The episode also received positive reviews from critics.

==Plot==
During a trip to a water park with the family, Grampa Abe meets a journalist named Marshall Goldman. Abe is thrilled that Marshall is interested in hearing his rambling anecdotes, and tells of the time he sat on and Animal trained a real shark during World War II, after the warship he served on was sunk by a torpedo (which they themselves fired earlier) in the Pacific Ocean. Marshall publishes Abe's story in the Springfield Shopper. When Homer reads Marshall's article, he is shocked that other people find Abe's stories interesting. In his next anecdote, Abe tells of giving a not-yet-famous Clark Gable a shoe shine at the Springfield railway station and lending him a copy of Gone with the Wind, but still remembers his anger at not being paid. A rapt Marshall writes up this story as well and Abe's fame grows. Homer decides to visit his father, but Abe tells him off, suggesting that Homer only wants to spend time with him now that he is famous. Later, Marge suggests that, in actuality, Homer is angry with himself for not having spent more time with his dad. Insulted at the not-so-false suggestion, Homer listens to Mr. Burns' anecdotes, writes his own column and takes it to the Springfield Shopper (where it is quickly shredded). While at the newspaper office, Homer sneaks into Marshall's office and discovers a manuscript that Marshall intends to submit for a Pulitzer Prize. The manuscript states that Abe is dead and Homer realizes that Marshall intends to kill Abe. He rushes to the railway station, but Abe and Marshall have already departed on a vintage train known as the Tinseltown Starliner (Clark Gable went to the same train after Abe does his shoe polishing). After knocking out Abe, Marshall attempts to suffocate him with a pillow. With the help of Lenny and Carl, Homer breaks through a window just as Marshall pulls out a gun. The two struggle, and then Abe pulls the emergency brake and Marshall is knocked out by a vast load of hat boxes. Homer and his father reconcile, with Abe telling Homer that he is ready for his first ramble.

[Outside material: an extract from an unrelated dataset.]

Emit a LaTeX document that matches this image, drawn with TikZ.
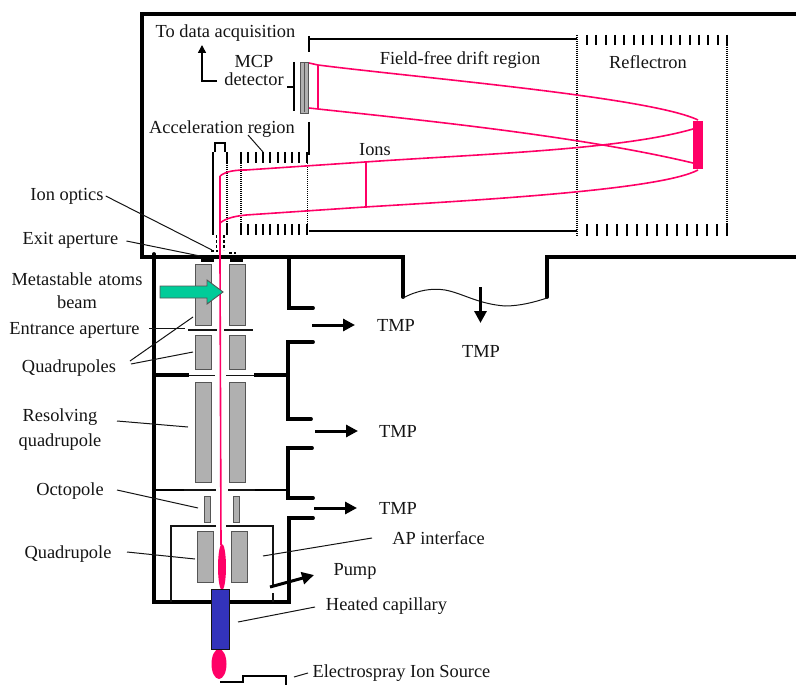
\documentclass[tikz,border=0pt]{standalone}
\usepackage{fontspec}
\setmainfont{Liberation Serif}
\usetikzlibrary{arrows.meta,calc,shapes.geometric}
\definecolor{beam}{HTML}{FF0066}
\definecolor{ink}{HTML}{141414}
\definecolor{quadfill}{HTML}{B0B0B0}
\definecolor{quadedge}{HTML}{555555}
\definecolor{jetgreen}{HTML}{00CC99}
\definecolor{capblue}{HTML}{3333BB}
\tikzset{
  wall/.style={draw=black,line width=3.8pt,line cap=round,line join=miter},
  thinwall/.style={draw=ink,line width=2pt},
  midwall/.style={draw=black,line width=2.4pt},
  quadbox/.style={draw=quadedge,fill=quadfill,line width=0.9pt},
  label/.style={inner sep=0pt,text=ink,font=\fontsize{18.4}{18}\selectfont,align=center},
  leader/.style={draw=ink,line width=1pt},
  flowarrow/.style={draw=black,line width=3pt,-{Triangle[length=12pt,width=12pt]}},
  ray/.style={draw=beam,line width=1.6pt},
  gridtick/.style={draw=black,line width=2pt},
  dots/.style={draw=black,line width=1.2pt,dash pattern=on 1.2pt off 0.8pt},
  dashline/.style={draw=black,line width=1.5pt,dash pattern=on 3pt off 2pt},
}
\begin{document}
\begin{tikzpicture}[x=1pt,y=-1pt]
\useasboundingbox (0,0) rectangle (796,685);
% ---------- upper chamber
\draw[wall] (796,14) -- (142,14) -- (142,257) -- (403,257) -- (403,297);
\draw[wall] (547,297) -- (547,257) -- (796,257);
\draw[draw=ink,line width=1pt] (403,298) .. controls (418,290) and (432,288) .. (445,290)
  .. controls (462,293) and (478,304) .. (505,306) .. controls (520,306) and (535,302) .. (547,298);
% ---------- drift region
\draw[draw=black,line width=1.7pt] (309,39) -- (577,39);
\draw[draw=black,line width=1.7pt] (309,231) -- (577,231);
\draw[draw=black,line width=1.8pt] (309,36) -- (309,52);
\draw[draw=black,line width=1.8pt] (309,122) -- (309,155);
\draw[dots] (307.5,155) -- (307.5,231);
\draw[dots] (577,35) -- (577,236);
\draw[dots] (727,35) -- (727,236);
% reflectron grids
\foreach \i in {0,...,15} \draw[gridtick] ({587+\i*9.33},35) -- ({587+\i*9.33},45);
\foreach \i in {0,...,14} \draw[gridtick] ({587+\i*10},224) -- ({587+\i*10},236);
% acceleration grids
\foreach \i in {0,...,9} {
  \draw[gridtick] ({241+\i*7.3},152) -- ({241+\i*7.3},163);
  \draw[gridtick] ({241+\i*7.3},224) -- ({241+\i*7.3},235);
}
\draw[dots] (241,163) -- (241,224);
% ion optics
\draw[gridtick] (213,152) -- (213,235);
\draw[midwall,line width=1.8pt] (215,152) -- (215,143) -- (225,143) -- (225,152);
\draw[gridtick] (227,152) -- (227,163);
\draw[dots] (227,163) -- (227,224);
\draw[gridtick] (227,224) -- (227,235);
\draw[dashline] (216.5,235) -- (216.5,250);
\draw[dashline] (224,235) -- (224,250);
\draw[dashline] (211,251) -- (218,251);
\draw[dashline] (229,253) -- (236,253);
% detector
\node[draw=quadedge,fill=quadfill,line width=0.9pt,minimum width=8pt,minimum height=51pt,inner sep=0pt] (mcp) at (304,87.5) {};
\draw[draw=quadedge,line width=0.8pt] (304,63) -- (304,112);
\draw[midwall] (294,62) -- (294,111);
\draw[midwall,line width=1.6pt] (287,87) -- (294,87);
\draw[draw=black,line width=1.5pt,-{Triangle[length=8pt,width=8pt]}] (217,81) -- (202,81) -- (202,45);
% ---------- rays
\draw[ray] (309,63) -- (318,65) .. controls (420,78) and (650,97) .. (698,120);
\draw[ray] (309,108) -- (318,109) .. controls (420,120) and (580,136) .. (693,163);
\draw[ray] (220,176) .. controls (226,171) and (236,170) .. (246,170) -- (365,162)
  .. controls (480,154) and (620,150) .. (693,129);
\draw[ray] (220,223) .. controls (226,218) and (236,216) .. (246,215) -- (365,207)
  .. controls (480,200) and (660,190) .. (698,170);
\draw[ray,line width=2pt] (318,65) -- (318,109);
\draw[ray,line width=2pt] (366,162) -- (366,208);
\node[fill=beam,minimum width=10pt,minimum height=48pt,inner sep=0pt] (mirror) at (698,145) {};
% ---------- lower chamber
\draw[wall] (154,254) -- (154,602) -- (211,602);
\draw[wall] (229,602) -- (289,602) -- (289,518) -- (313,518);
\draw[wall] (289,258) -- (289,308) -- (313,308);
\draw[wall] (313,342) -- (288,342) -- (288,419) -- (311,419);
\draw[wall] (312,448) -- (288,448) -- (288,498) -- (313,498);
% internal walls
\draw[wall,line cap=butt] (154,375) -- (189,375);
\draw[wall,line cap=butt] (254,375) -- (288,375);
\draw[wall,line cap=butt,line width=2.6pt] (154,490) -- (184,490);
\draw[wall,line cap=butt,line width=2.6pt] (255,490) -- (288,490);
\draw[draw=ink,line width=1.2pt] (189,375.5) -- (215,375.5) (226,375.5) -- (254,375.5);
\draw[draw=ink,line width=1.2pt] (184,490) -- (216,490) (228,490) -- (255,490);
\draw[thinwall] (188,330) -- (217,330) (224,330) -- (253,330);
% exit aperture
\draw[draw=black,line width=5pt] (201,259) -- (214,259) (230,259) -- (243,259);
% AP box
\draw[thinwall] (216,526) -- (171,526) -- (171,602);
\draw[thinwall] (226,526) -- (273,526) -- (273,587);
\draw[thinwall] (273,593) -- (273,602);
% quadrupoles
\draw[quadbox] (195,264) rectangle (211,325);
\draw[quadbox] (229,264) rectangle (245,325);
\draw[quadbox] (195,335) rectangle (211,369);
\draw[quadbox] (229,335) rectangle (245,369);
\draw[quadbox] (195,382) rectangle (211,482);
\draw[quadbox] (229,382) rectangle (245,482);
\draw[quadbox] (204,496) rectangle (210,522);
\draw[quadbox] (233,496) rectangle (239,522);
\draw[quadbox] (197,531) rectangle (213,582);
\draw[quadbox] (231,531) rectangle (247,582);
% beam
\draw[ray] (220,176) -- (220,260) -- (221,545);
\node[ellipse,fill=beam,minimum width=8pt,minimum height=46pt,inner sep=0pt] (plumeA) at (222,567) {};
\node[ellipse,fill=beam,minimum width=15pt,minimum height=30pt,inner sep=0pt] (plumeB) at (219,664) {};
\node[draw=ink,fill=capblue,line width=0.6pt,minimum width=18pt,minimum height=60pt,inner sep=0pt] (cap) at (220,619) {};
% green arrow
\draw[draw=quadedge,fill=jetgreen,line width=0.9pt] (160,286) -- (207,286) -- (207,280) -- (223,292) -- (207,304) -- (207,298) -- (160,298) -- cycle;
% source
\draw[midwall] (220,682) -- (243,682) -- (243,676) -- (286,676) -- (286,685);
% ---------- flow arrows
\coordinate (a1s) at (312,325); \coordinate (a1e) at (355,325);
\coordinate (a2s) at (480.5,287); \coordinate (a2e) at (480.5,323);
\coordinate (a3s) at (315,431); \coordinate (a3e) at (358,431);
\coordinate (a4s) at (314,508); \coordinate (a4e) at (357,508);
\coordinate (a5s) at (270,587); \coordinate (a5e) at (314,575);
\draw[flowarrow] (a1s) -- (a1e);
\draw[flowarrow] (a2s) -- (a2e);
\draw[flowarrow] (a3s) -- (a3e);
\draw[flowarrow] (a4s) -- (a4e);
\draw[flowarrow] (a5s) -- (a5e);
% ---------- labels
\node[label] (lblData) at (225.5,33.5) {To data acquisition};
\node[label] (lblMcp) at (254,70) {MCP\\detector};
\node[label] (lblDrift) at (460,60.5) {Field-free drift region};
\node[label] (lblRefl) at (648,62) {Reflectron};
\node[label] (lblAcc) at (222,129) {Acceleration region};
\node[label] (lblIons) at (375,150) {Ions};
\node[label] (lblOptics) at (67,196) {Ion optics};
\node[label] (lblExit) at (70.5,240) {Exit aperture};
\node[label,text width=140pt] (lblMeta) at (77,290.5) {Metastable atoms\\[5pt]beam};
\node[label] (lblEntr) at (74.5,330) {Entrance aperture};
\node[label] (lblQuads) at (69,368) {Quadrupoles};
\node[label,text width=100pt] (lblRes) at (60,430) {Resolving\\[7pt]quadrupole};
\node[label] (lblOct) at (70,491) {Octopole};
\node[label] (lblQuad) at (68,554) {Quadrupole};
\node[label] (lblAp) at (438.5,538) {AP interface};
\node[label] (lblPump) at (355,571) {Pump};
\node[label] (lblHeat) at (386.5,606) {Heated capillary};
\node[label] (lblEsi) at (401.5,673.5) {Electrospray Ion Source};
\node[label] (lblT1) at (396,325) {TMP};
\node[label] (lblT2) at (481,351) {TMP};
\node[label] (lblT3) at (398,431) {TMP};
\node[label] (lblT4) at (398,508) {TMP};
% ---------- leaders
\coordinate (sAcc) at (248,135);
\coordinate (tAcc) at (263,152);
\coordinate (tOpt) at (212,250);
\coordinate (tExit) at (200,256);
\coordinate (tEntr) at (185,328);
\coordinate (tQ1) at (193,317);
\coordinate (tQ2) at (193,352);
\coordinate (sQ) at (130,361);
\coordinate (sQb) at (131,364);
\coordinate (tRes) at (188,427);
\coordinate (sRes) at (117,421);
\coordinate (sOct) at (117,490);
\coordinate (tOct) at (198,508);
\coordinate (sQuad) at (127,552);
\coordinate (tQuad) at (195,559);
\coordinate (sAp) at (372,538);
\coordinate (tAp) at (263,556);
\coordinate (sHeat) at (315,607);
\coordinate (tHeat) at (238,622);
\coordinate (sEsi) at (308,673);
\coordinate (tEsi) at (294,677);
\draw[leader] (sAcc) -- (tAcc);
\draw[leader] ([xshift=2pt]lblOptics.east) -- (tOpt);
\draw[leader] ([xshift=8pt,yshift=-1pt]lblExit.east) -- (tExit);
\draw[leader] ([xshift=9pt,yshift=2pt]lblEntr.east) -- (tEntr);
\draw[leader] (sQ) -- (tQ1);
\draw[leader] (sQb) -- (tQ2);
\draw[leader] (sRes) -- (tRes);
\draw[leader] (sOct) -- (tOct);
\draw[leader] (sQuad) -- (tQuad);
\draw[leader] (sAp) -- (tAp);
\draw[leader] (sHeat) -- (tHeat);
\draw[leader] (sEsi) -- (tEsi);
\end{tikzpicture}
\end{document}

Meanwhile, Bart has possession of Larry the Lamb, a stuffed sheep toy that each child in Mrs. Krabappel's room takes a turn caring for over a weekend, much to the dismay of Nelson, who says that Larry was "all that kept me sane" in song. Bart resents the stuffed toy, so Lisa offers to take care of him. However, she accidentally loses Larry down a storm drain. Bart goes in to retrieve him, and is chased by sewer rats and sewer cats before finding Larry atop a pipe. Bart uses Larry to slide to safety but the toy rips and Bart unceremoniously crashes through a grate to a beach, where Agnes Skinner (who all this time has heard the children calling out for "Larry") tells Bart to "Give him my number. I'll teach him things. Things he can use."

==Production==
The episode was written by Mitch Glazer & Don Payne and directed by Mike Frank Polcino. Mitch Albom who wrote Tuesdays with Morrie makes a guest appearance.

==Cultural references==
"Thursdays with Abie" serves as a parody of Tuesdays with Morrie in which Mitch Albom learns about life values from his former teacher Morrie Schwartz. Simpsons voice actor Hank Azaria, who voices Marshall, also played Albom in the film based on Tuesdays with Morrie. The opening Flyby gag is a parody of the Wicked Witch of the West from The Wonderful Wizard of Oz. The Slimu octopus is a parody of Shamu, the killer whale. The song that plays during the train station scenes is the American jazz standard "Chattanooga Choo Choo". Also Nelson sings a different version of "Mary Had a Little Lamb".

==Reception==
In its original American broadcast, "Thursdays with Abie" was viewed by an estimated 8.65 million households and received a rating of 4.0 rating/10 share in the 18/49 rating being the most viewed and highest rated episode on Fox's Animation Domination. The show ranked seventh in the 18/49 rating and was third on Fox for the week after The OT and The Allstate Sugar Bowl and made it 20th in the weekly ratings (it was still Fox's top rated scripted show).

The episode got a positive review from IGNs Robert Canning giving it an 8.4/10 and saying that "Overall, the episode was a success, using one of the best Simpsons running jokes to tell an engaging and even sentimental tale".

Emily VanDerWerff of The A.V. Club gave episode a C+ saying that "Most of the core relationships on The Simpsons have hung on to their ability to move us. Most Homer and Lisa episodes are still touching on some level, while most Bart and Lisa episodes play off the two's easy camaraderie. One of the exceptions to this rule is the relationship between Homer and his dad. The two had some great episodes in the show's early going, as the series examined the way that Abe's inability to be a good single parent reverberated down through the years (in a much, much funnier way than that sounds)."

Jason Hughes of TV Squad stated in his review "I didn't find the episode particularly funny, but I appreciated that The Simpsons did bring a bit of that emotion back to the character's relations".

Dan Castellaneta was nominated for the Primetime Emmy Award for Outstanding Voice-Over Performance at the 62nd Primetime Creative Arts Emmy Awards for playing Abraham Simpson and Homer Simpson in this episode, but lost to Anne Hathaway who won for her role in another The Simpsons episode "Once Upon a Time in Springfield."